The
Construction Loan and the Appraisal
by Charlie Elliott Jr.
While many in the mortgage and
appraisal fields normally think of an appraisal
being prepared only on an existing home, this is
not always the case. Most if not all homes built
with the aid of construction financing in
today’s market require a pre-construction
appraisal.
This appraisal is prepared, as the name implies,
prior to the construction of the home. Typically
the owner will have selected a building site as
well as a set of plans and specifications for
the home prior to applying for the loan. Upon
application it becomes the responsibility of the
appraiser to appraise the subject property in
accordance with the plans and specifications
provided by the owner, assuming all work is
complete. In the appraisal field this type of
appraisal is often referred to as a
“hypothetical appraisal” or a “subject to
appraisal.”
In the past, construction lending has been in a
niche market, much unto itself. Many mortgage
lenders have considered it to be a risky market
and have done little, if any, construction
lending. Many savings-and-loans of the past
would defer participation in such loans to
commercial banks, rather than assume the risk
associated with the construction, and hope to
make a permanent loan on the property once the
construction process was finished.
As has been the case with so many other things
lately, this has changed. As mortgage companies
have become more aggressive in obtaining market
share, they have also been willing to assume the
additional responsibility of providing
construction financing, not only in an effort to
benefit from the revenue associated with the
loan during construction, but to also obtain the
permanent loan once the construction is
complete. Many mortgage companies have
established one-stop products available to
customers building new homes. These products
oftentimes require only one closing, therefore,
eliminating the additional expense and services
associated with a second closing, including a
second appraisal. This type of loan, referred to
as a “Construction to Perm” loan, has become
more of the norm in recent years rather than the
exception.
As mortgage companies have sought new home
loans, many have developed large processing
centers to facilitate the construction phase of
the loans. Many have not only used their retail
sales forces, but have also begun to rely highly
upon brokerage companies as a wholesale source
for construction loans. With this have come a
large number of pre-construction appraisals,
generated from a variety of sources on a variety
of different types of residential property.

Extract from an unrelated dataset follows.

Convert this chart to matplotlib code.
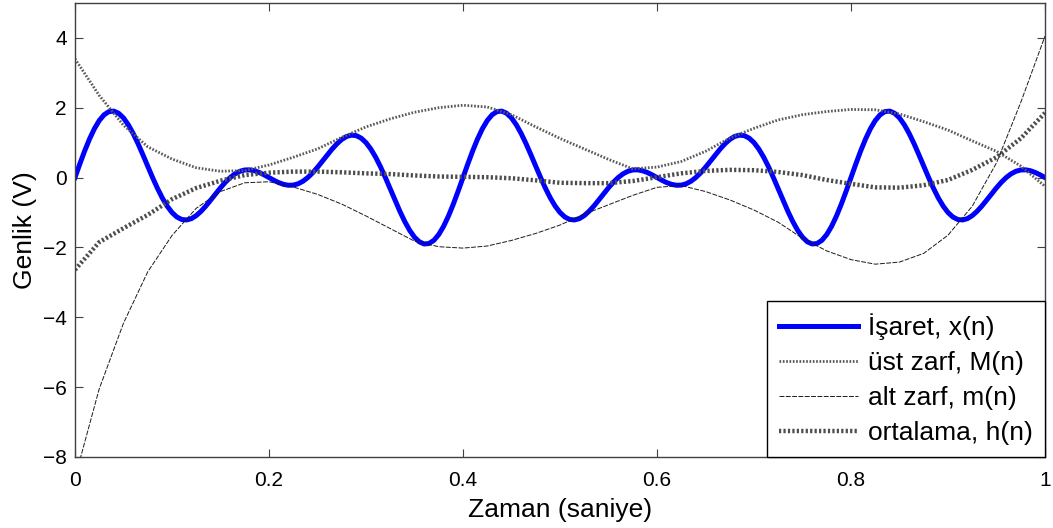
import numpy as np
import matplotlib
matplotlib.use("Agg")
import matplotlib.pyplot as plt

plt.rcParams['font.family'] = ['Liberation Sans', 'DejaVu Sans']

# signal x(n), sampled every 0.005 s from 0 to 1
signal = [
    0.000, 0.390, 0.763, 1.103, 1.397, 1.631, 1.797, 1.888, 1.902, 1.840,
    1.707, 1.510, 1.260, 0.970, 0.653, 0.324, 0.000, -0.306, -0.582, -0.816,
    -1.000, -1.129, -1.200, -1.214, -1.176, -1.090, -0.965, -0.813, -0.642, -0.465,
    -0.293, -0.135, 0.000, 0.106, 0.179, 0.217, 0.221, 0.195, 0.145, 0.077,
    0.000, -0.077, -0.145, -0.195, -0.221, -0.217, -0.179, -0.106, 0.000, 0.135,
    0.293, 0.465, 0.642, 0.813, 0.965, 1.090, 1.176, 1.214, 1.200, 1.129,
    1.000, 0.816, 0.582, 0.306, 0.000, -0.324, -0.653, -0.970, -1.260, -1.510,
    -1.707, -1.840, -1.902, -1.888, -1.797, -1.631, -1.397, -1.103, -0.763, -0.390,
    0.000, 0.390, 0.763, 1.103, 1.397, 1.631, 1.797, 1.888, 1.902, 1.840,
    1.707, 1.510, 1.260, 0.970, 0.653, 0.324, 0.000, -0.306, -0.582, -0.816,
    -1.000, -1.129, -1.200, -1.214, -1.176, -1.090, -0.965, -0.813, -0.642, -0.465,
    -0.293, -0.135, 0.000, 0.106, 0.179, 0.217, 0.221, 0.195, 0.145, 0.077,
    0.000, -0.077, -0.145, -0.195, -0.221, -0.217, -0.179, -0.106, 0.000, 0.135,
    0.293, 0.465, 0.642, 0.813, 0.965, 1.090, 1.176, 1.214, 1.200, 1.129,
    1.000, 0.816, 0.582, 0.306, 0.000, -0.324, -0.653, -0.970, -1.260, -1.510,
    -1.707, -1.840, -1.902, -1.888, -1.797, -1.631, -1.397, -1.103, -0.763, -0.390,
    0.000, 0.390, 0.763, 1.103, 1.397, 1.631, 1.797, 1.888, 1.902, 1.840,
    1.707, 1.510, 1.260, 0.970, 0.653, 0.324, 0.000, -0.306, -0.582, -0.816,
    -1.000, -1.129, -1.200, -1.214, -1.176, -1.090, -0.965, -0.813, -0.642, -0.465,
    -0.293, -0.135, 0.000, 0.106, 0.179, 0.217, 0.221, 0.195, 0.145, 0.077,
    0.000,
]

# envelopes and mean, read every 0.025 s
upper = [3.40, 2.35, 1.50, 0.88, 0.53, 0.28, 0.18, 0.20, 0.36, 0.58,
         0.82, 1.15, 1.45, 1.68, 1.87, 2.00, 2.07, 2.02, 1.80, 1.45,
         1.12, 0.82, 0.52, 0.25, 0.30, 0.46, 0.75, 1.13, 1.41, 1.65,
         1.80, 1.89, 1.95, 1.94, 1.82, 1.60, 1.36, 1.05, 0.75, 0.33,
         -0.25]
lower = [-8.60, -6.05, -4.17, -2.70, -1.66, -0.88, -0.40, -0.15, -0.12, -0.27,
         -0.48, -0.76, -1.10, -1.46, -1.82, -1.98, -2.02, -1.96, -1.80, -1.60,
         -1.36, -1.05, -0.78, -0.51, -0.28, -0.23, -0.40, -0.64, -0.93, -1.28,
         -1.74, -2.10, -2.35, -2.48, -2.42, -2.17, -1.65, -0.82, 0.42, 2.15,
         4.05]
mean = [-2.64, -1.85, -1.45, -1.07, -0.62, -0.30, -0.09, 0.07, 0.14, 0.17,
        0.17, 0.15, 0.12, 0.10, 0.06, 0.03, 0.02, 0.01, -0.02, -0.08,
        -0.15, -0.16, -0.16, -0.10, 0.01, 0.12, 0.19, 0.22, 0.21, 0.16,
        0.07, -0.07, -0.18, -0.28, -0.29, -0.22, -0.07, 0.22, 0.58, 1.12,
        1.85]

t_sig = np.linspace(0, 1, len(signal))
t_env = np.linspace(0, 1, len(upper))

xticks = [0, 0.2, 0.4, 0.6, 0.8, 1]
xticklabels = ['0', '0.2', '0.4', '0.6', '0.8', '1']
yticks = [-8, -6, -4, -2, 0, 2, 4]

fig = plt.figure(figsize=(10.53, 5.28), dpi=100)
ax = fig.add_axes([0.0712, 0.1345, 0.9212, 0.860])

ax.plot(t_sig, signal, color='#0000ff', lw=3.6, label='İşaret, x(n)')
ax.plot(t_env, upper, color='0.35', lw=2.0, dashes=(0.6, 0.6), label='üst zarf, M(n)')
ax.plot(t_env, lower, color='0.1', lw=0.7, dashes=(5, 1.5), label='alt zarf, m(n)')
ax.plot(t_env, mean, color='0.3', lw=3.2, dashes=(0.5, 0.5), label='ortalama, h(n)')

ax.set_xlim(0, 1)
ax.set_ylim(-8, 5)
ax.set_xticks(xticks)
ax.set_xticklabels(xticklabels)
ax.set_yticks(yticks)
ax.tick_params(direction='in', length=6, width=0.8, top=True, right=True,
               labelsize=15, colors='0.25', labelcolor='black')
ax.tick_params(axis='x', pad=10)
ax.tick_params(axis='y', pad=6)
for s in ax.spines.values():
    s.set_color('0.25')
    s.set_linewidth(1.0)

ax.set_xlabel('Zaman (saniye)', fontsize=19, labelpad=6)
ax.set_ylabel('Genlik (V)', fontsize=19, labelpad=4)

leg = ax.legend(loc='lower right', borderaxespad=0, fontsize=19, fancybox=False,
                edgecolor='black', handlelength=3.0, handletextpad=0.4,
                labelspacing=0.42, borderpad=0.45, framealpha=1)
leg.get_frame().set_linewidth(1.0)

fig.savefig('out.png', dpi=100)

From my experience, I believe that there is room
for improvement in the area of pre-construction
appraisals, particularly where wholesale
originators are involved. Typically, problems
arise in the form of delays, such as many
back-and-forth phone calls, various amended
documents and sometimes the loss of loan
customers due to their frustration with the
situation.
This does not have to be the case, and there is
plenty of blame to go around when this occurs.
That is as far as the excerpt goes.